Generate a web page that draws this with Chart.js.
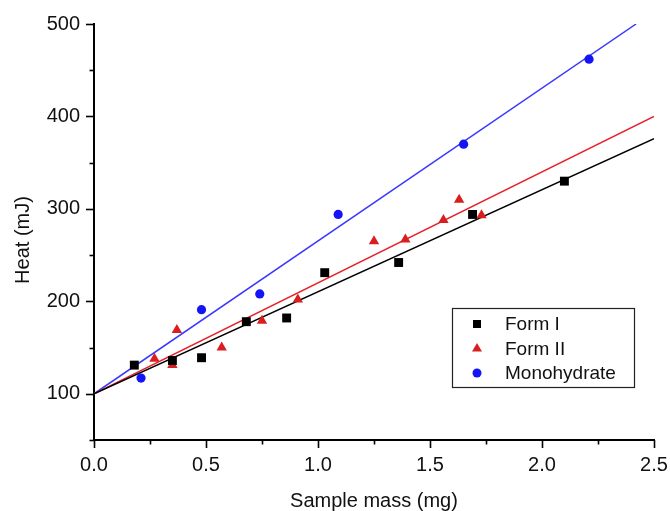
<!DOCTYPE html>
<html>
<head>
<meta charset="utf-8">
<script src="https://cdn.jsdelivr.net/npm/chart.js@4.4.1/dist/chart.umd.min.js"></script>
<style>
  html, body { margin: 0; padding: 0; background: #ffffff; }
  #wrap { width: 670px; height: 511px; }
</style>
</head>
<body>
<div id="wrap"><canvas id="c" width="670" height="511"></canvas></div>
<script>
// Measured samples: sample mass (mg) and heat (mJ)
const formIMass  = [0.18, 0.35, 0.48, 0.68, 0.86, 1.03, 1.36, 1.69, 2.10];
const formIHeat  = [131, 136, 139, 178, 182, 231, 242, 294, 330];

const formIIMass = [0.27, 0.35, 0.37, 0.57, 0.75, 0.91, 1.25, 1.39, 1.56, 1.63, 1.73];
const formIIHeat = [138, 131, 169, 150, 179, 202, 265, 267, 288, 310, 293];

const monoMass   = [0.21, 0.48, 0.74, 1.09, 1.65, 2.21];
const monoHeat   = [117, 191, 208, 294, 370, 462];

// Linear fits (end points)
const formIFitMass  = [0, 2.5];
const formIFitHeat  = [100, 376];
const formIIFitMass = [0, 2.5];
const formIIFitHeat = [100, 400];
const monoFitMass   = [0, 2.42];
const monoFitHeat   = [100, 500];

// Axis ticks
const xTickLabels = ['0.0', '0.5', '1.0', '1.5', '2.0', '2.5'];
const yTickLabels = ['100', '200', '300', '400', '500'];

const seriesNames = ['Form I', 'Form II', 'Monohydrate'];

const FONT = '"Liberation Sans", Arial, Helvetica, sans-serif';
const BLACK = '#000000';
const RED_PT = '#d81e1e';
const RED_LN = '#e8202a';
const BLUE_PT = '#1414f5';
const BLUE_LN = '#3a3aff';

const pts = (xs, ys) => xs.map((x, i) => ({ x: x, y: ys[i] }));

const isMultiple = (v, step) => Math.abs(v / step - Math.round(v / step)) < 1e-6;

// Short outward tick marks, long for labelled values and short for minors
const tickMarks = {
  id: 'tickMarks',
  afterDraw(chart) {
    const { ctx, scales: { x, y } } = chart;
    ctx.save();
    ctx.strokeStyle = BLACK;
    ctx.lineWidth = 1.6;
    y.ticks.forEach(t => {
      const py = Math.round(y.getPixelForValue(t.value)) + 0.5;
      const len = isMultiple(t.value, 100) ? 8 : 4.5;
      ctx.beginPath();
      ctx.moveTo(y.right, py);
      ctx.lineTo(y.right - len, py);
      ctx.stroke();
    });
    x.ticks.forEach(t => {
      const px = Math.round(x.getPixelForValue(t.value)) + 0.5;
      const len = isMultiple(t.value, 0.5) ? 8 : 4.5;
      ctx.beginPath();
      ctx.moveTo(px, x.top);
      ctx.lineTo(px, x.top + len);
      ctx.stroke();
    });
    ctx.restore();
  }
};

// Axis titles
const axisTitles = {
  id: 'axisTitles',
  afterDraw(chart) {
    const { ctx, chartArea } = chart;
    ctx.save();
    ctx.fillStyle = '#111111';
    ctx.font = '20px ' + FONT;
    ctx.textAlign = 'center';
    ctx.textBaseline = 'alphabetic';
    ctx.fillText('Sample mass (mg)', (chartArea.left + chartArea.right) / 2, 507);
    ctx.translate(29, (chartArea.top + chartArea.bottom) / 2 + 8);
    ctx.rotate(-Math.PI / 2);
    ctx.fillText('Heat (mJ)', 0, 0);
    ctx.restore();
  }
};

// Boxed legend inside the plot area
const boxLegend = {
  id: 'boxLegend',
  afterDraw(chart) {
    const { ctx, chartArea } = chart;
    const entries = chart.data.datasets.filter(d => d.inLegend);
    const boxW = 182, rowH = 24.5, boxH = 79;
    const left = chartArea.right - 20 - boxW;
    const top = chartArea.bottom - 53 - boxH;
    ctx.save();
    ctx.strokeStyle = '#222222';
    ctx.lineWidth = 1.2;
    ctx.strokeRect(Math.round(left) + 0.5, Math.round(top) + 0.5, boxW, boxH);
    ctx.font = '19px ' + FONT;
    ctx.textBaseline = 'middle';
    ctx.textAlign = 'left';
    entries.forEach((d, i) => {
      const cy = top + 16 + i * rowH;
      const mx = left + 25;
      ctx.fillStyle = d.backgroundColor;
      ctx.beginPath();
      if (d.pointStyle === 'rect') {
        ctx.rect(mx - 4, cy - 4, 8, 8);
      } else if (d.pointStyle === 'triangle') {
        ctx.moveTo(mx, cy - 5.5);
        ctx.lineTo(mx + 5, cy + 3);
        ctx.lineTo(mx - 5, cy + 3);
        ctx.closePath();
      } else {
        ctx.arc(mx, cy, 4.5, 0, Math.PI * 2);
      }
      ctx.fill();
      ctx.fillStyle = '#111111';
      ctx.fillText(d.label, left + 53, cy + 1);
    });
    ctx.restore();
  }
};

const scatterSet = (label, data, style, color, radius) => ({
  label: label,
  inLegend: true,
  data: data,
  pointStyle: style,
  pointRadius: radius,
  pointHoverRadius: radius,
  pointBackgroundColor: color,
  pointBorderColor: color,
  pointBorderWidth: 0,
  backgroundColor: color,
  borderColor: color,
  showLine: false
});

const fitSet = (data, color) => ({
  data: data,
  inLegend: false,
  showLine: true,
  borderColor: color,
  borderWidth: 1.5,
  pointRadius: 0,
  pointHoverRadius: 0,
  fill: false,
  tension: 0
});

new Chart(document.getElementById('c'), {
  type: 'scatter',
  data: {
    datasets: [
      scatterSet(seriesNames[0], pts(formIMass, formIHeat), 'rect', BLACK, 6.3),
      scatterSet(seriesNames[1], pts(formIIMass, formIIHeat), 'triangle', RED_PT, 6),
      scatterSet(seriesNames[2], pts(monoMass, monoHeat), 'circle', BLUE_PT, 4.6),
      fitSet(pts(formIFitMass, formIFitHeat), BLACK),
      fitSet(pts(formIIFitMass, formIIFitHeat), RED_LN),
      fitSet(pts(monoFitMass, monoFitHeat), BLUE_LN)
    ]
  },
  options: {
    responsive: false,
    animation: false,
    devicePixelRatio: 1,
    layout: { padding: { top: 24, right: 16, left: 0, bottom: 0 } },
    plugins: {
      legend: { display: false },
      tooltip: { enabled: false }
    },
    scales: {
      x: {
        type: 'linear',
        min: 0,
        max: 2.5,
        afterFit: s => { s.height = 71; s.paddingLeft = 0; s.paddingRight = 0; },
        ticks: {
          stepSize: 0.25,
          autoSkip: false,
          maxRotation: 0,
          padding: 5,
          color: '#111111',
          font: { family: FONT, size: 20 },
          callback: v => {
            if (!isMultiple(v, 0.5)) return '';
            return xTickLabels[Math.round(v / 0.5)];
          }
        },
        grid: { drawOnChartArea: false, drawTicks: true, tickLength: 8, tickColor: 'rgba(0,0,0,0)' },
        border: { display: true, color: BLACK, width: 2 }
      },
      y: {
        type: 'linear',
        min: 50,
        max: 500,
        afterFit: s => { s.width = 94; s.paddingTop = 0; s.paddingBottom = 0; },
        ticks: {
          stepSize: 50,
          autoSkip: false,
          padding: 6,
          color: '#111111',
          font: { family: FONT, size: 20 },
          callback: v => {
            if (!isMultiple(v, 100)) return '';
            return yTickLabels[Math.round(v / 100) - 1];
          }
        },
        grid: { drawOnChartArea: false, drawTicks: true, tickLength: 8, tickColor: 'rgba(0,0,0,0)' },
        border: { display: true, color: BLACK, width: 2 }
      }
    }
  },
  plugins: [tickMarks, axisTitles, boxLegend]
});
</script>
</body>
</html>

→ **SHORT TASK**
Quote all the lines above exactly as given. Do not include the pictures.

→ **COMPLETED EXERCISE**
Generate a web page that draws this with Chart.js.
<!DOCTYPE html>
<html>
<head>
<meta charset="utf-8">
<script src="https://cdn.jsdelivr.net/npm/chart.js@4.4.1/dist/chart.umd.min.js"></script>
<style>
  html, body { margin: 0; padding: 0; background: #ffffff; }
  #wrap { width: 670px; height: 511px; }
</style>
</head>
<body>
<div id="wrap"><canvas id="c" width="670" height="511"></canvas></div>
<script>
// Measured samples: sample mass (mg) and heat (mJ)
const formIMass  = [0.18, 0.35, 0.48, 0.68, 0.86, 1.03, 1.36, 1.69, 2.10];
const formIHeat  = [131, 136, 139, 178, 182, 231, 242, 294, 330];

const formIIMass = [0.27, 0.35, 0.37, 0.57, 0.75, 0.91, 1.25, 1.39, 1.56, 1.63, 1.73];
const formIIHeat = [138, 131, 169, 150, 179, 202, 265, 267, 288, 310, 293];

const monoMass   = [0.21, 0.48, 0.74, 1.09, 1.65, 2.21];
const monoHeat   = [117, 191, 208, 294, 370, 462];

// Linear fits (end points)
const formIFitMass  = [0, 2.5];
const formIFitHeat  = [100, 376];
const formIIFitMass = [0, 2.5];
const formIIFitHeat = [100, 400];
const monoFitMass   = [0, 2.42];
const monoFitHeat   = [100, 500];

// Axis ticks
const xTickLabels = ['0.0', '0.5', '1.0', '1.5', '2.0', '2.5'];
const yTickLabels = ['100', '200', '300', '400', '500'];

const seriesNames = ['Form I', 'Form II', 'Monohydrate'];

const FONT = '"Liberation Sans", Arial, Helvetica, sans-serif';
const BLACK = '#000000';
const RED_PT = '#d81e1e';
const RED_LN = '#e8202a';
const BLUE_PT = '#1414f5';
const BLUE_LN = '#3a3aff';

const pts = (xs, ys) => xs.map((x, i) => ({ x: x, y: ys[i] }));

const isMultiple = (v, step) => Math.abs(v / step - Math.round(v / step)) < 1e-6;

// Short outward tick marks, long for labelled values and short for minors
const tickMarks = {
  id: 'tickMarks',
  afterDraw(chart) {
    const { ctx, scales: { x, y } } = chart;
    ctx.save();
    ctx.strokeStyle = BLACK;
    ctx.lineWidth = 1.6;
    y.ticks.forEach(t => {
      const py = Math.round(y.getPixelForValue(t.value)) + 0.5;
      const len = isMultiple(t.value, 100) ? 8 : 4.5;
      ctx.beginPath();
      ctx.moveTo(y.right, py);
      ctx.lineTo(y.right - len, py);
      ctx.stroke();
    });
    x.ticks.forEach(t => {
      const px = Math.round(x.getPixelForValue(t.value)) + 0.5;
      const len = isMultiple(t.value, 0.5) ? 8 : 4.5;
      ctx.beginPath();
      ctx.moveTo(px, x.top);
      ctx.lineTo(px, x.top + len);
      ctx.stroke();
    });
    ctx.restore();
  }
};

// Axis titles
const axisTitles = {
  id: 'axisTitles',
  afterDraw(chart) {
    const { ctx, chartArea } = chart;
    ctx.save();
    ctx.fillStyle = '#111111';
    ctx.font = '20px ' + FONT;
    ctx.textAlign = 'center';
    ctx.textBaseline = 'alphabetic';
    ctx.fillText('Sample mass (mg)', (chartArea.left + chartArea.right) / 2, 507);
    ctx.translate(29, (chartArea.top + chartArea.bottom) / 2 + 8);
    ctx.rotate(-Math.PI / 2);
    ctx.fillText('Heat (mJ)', 0, 0);
    ctx.restore();
  }
};

// Boxed legend inside the plot area
const boxLegend = {
  id: 'boxLegend',
  afterDraw(chart) {
    const { ctx, chartArea } = chart;
    const entries = chart.data.datasets.filter(d => d.inLegend);
    const boxW = 182, rowH = 24.5, boxH = 79;
    const left = chartArea.right - 20 - boxW;
    const top = chartArea.bottom - 53 - boxH;
    ctx.save();
    ctx.strokeStyle = '#222222';
    ctx.lineWidth = 1.2;
    ctx.strokeRect(Math.round(left) + 0.5, Math.round(top) + 0.5, boxW, boxH);
    ctx.font = '19px ' + FONT;
    ctx.textBaseline = 'middle';
    ctx.textAlign = 'left';
    entries.forEach((d, i) => {
      const cy = top + 16 + i * rowH;
      const mx = left + 25;
      ctx.fillStyle = d.backgroundColor;
      ctx.beginPath();
      if (d.pointStyle === 'rect') {
        ctx.rect(mx - 4, cy - 4, 8, 8);
      } else if (d.pointStyle === 'triangle') {
        ctx.moveTo(mx, cy - 5.5);
        ctx.lineTo(mx + 5, cy + 3);
        ctx.lineTo(mx - 5, cy + 3);
        ctx.closePath();
      } else {
        ctx.arc(mx, cy, 4.5, 0, Math.PI * 2);
      }
      ctx.fill();
      ctx.fillStyle = '#111111';
      ctx.fillText(d.label, left + 53, cy + 1);
    });
    ctx.restore();
  }
};

const scatterSet = (label, data, style, color, radius) => ({
  label: label,
  inLegend: true,
  data: data,
  pointStyle: style,
  pointRadius: radius,
  pointHoverRadius: radius,
  pointBackgroundColor: color,
  pointBorderColor: color,
  pointBorderWidth: 0,
  backgroundColor: color,
  borderColor: color,
  showLine: false
});

const fitSet = (data, color) => ({
  data: data,
  inLegend: false,
  showLine: true,
  borderColor: color,
  borderWidth: 1.5,
  pointRadius: 0,
  pointHoverRadius: 0,
  fill: false,
  tension: 0
});

new Chart(document.getElementById('c'), {
  type: 'scatter',
  data: {
    datasets: [
      scatterSet(seriesNames[0], pts(formIMass, formIHeat), 'rect', BLACK, 6.3),
      scatterSet(seriesNames[1], pts(formIIMass, formIIHeat), 'triangle', RED_PT, 6),
      scatterSet(seriesNames[2], pts(monoMass, monoHeat), 'circle', BLUE_PT, 4.6),
      fitSet(pts(formIFitMass, formIFitHeat), BLACK),
      fitSet(pts(formIIFitMass, formIIFitHeat), RED_LN),
      fitSet(pts(monoFitMass, monoFitHeat), BLUE_LN)
    ]
  },
  options: {
    responsive: false,
    animation: false,
    devicePixelRatio: 1,
    layout: { padding: { top: 24, right: 16, left: 0, bottom: 0 } },
    plugins: {
      legend: { display: false },
      tooltip: { enabled: false }
    },
    scales: {
      x: {
        type: 'linear',
        min: 0,
        max: 2.5,
        afterFit: s => { s.height = 71; s.paddingLeft = 0; s.paddingRight = 0; },
        ticks: {
          stepSize: 0.25,
          autoSkip: false,
          maxRotation: 0,
          padding: 5,
          color: '#111111',
          font: { family: FONT, size: 20 },
          callback: v => {
            if (!isMultiple(v, 0.5)) return '';
            return xTickLabels[Math.round(v / 0.5)];
          }
        },
        grid: { drawOnChartArea: false, drawTicks: true, tickLength: 8, tickColor: 'rgba(0,0,0,0)' },
        border: { display: true, color: BLACK, width: 2 }
      },
      y: {
        type: 'linear',
        min: 50,
        max: 500,
        afterFit: s => { s.width = 94; s.paddingTop = 0; s.paddingBottom = 0; },
        ticks: {
          stepSize: 50,
          autoSkip: false,
          padding: 6,
          color: '#111111',
          font: { family: FONT, size: 20 },
          callback: v => {
            if (!isMultiple(v, 100)) return '';
            return yTickLabels[Math.round(v / 100) - 1];
          }
        },
        grid: { drawOnChartArea: false, drawTicks: true, tickLength: 8, tickColor: 'rgba(0,0,0,0)' },
        border: { display: true, color: BLACK, width: 2 }
      }
    }
  },
  plugins: [tickMarks, axisTitles, boxLegend]
});
</script>
</body>
</html>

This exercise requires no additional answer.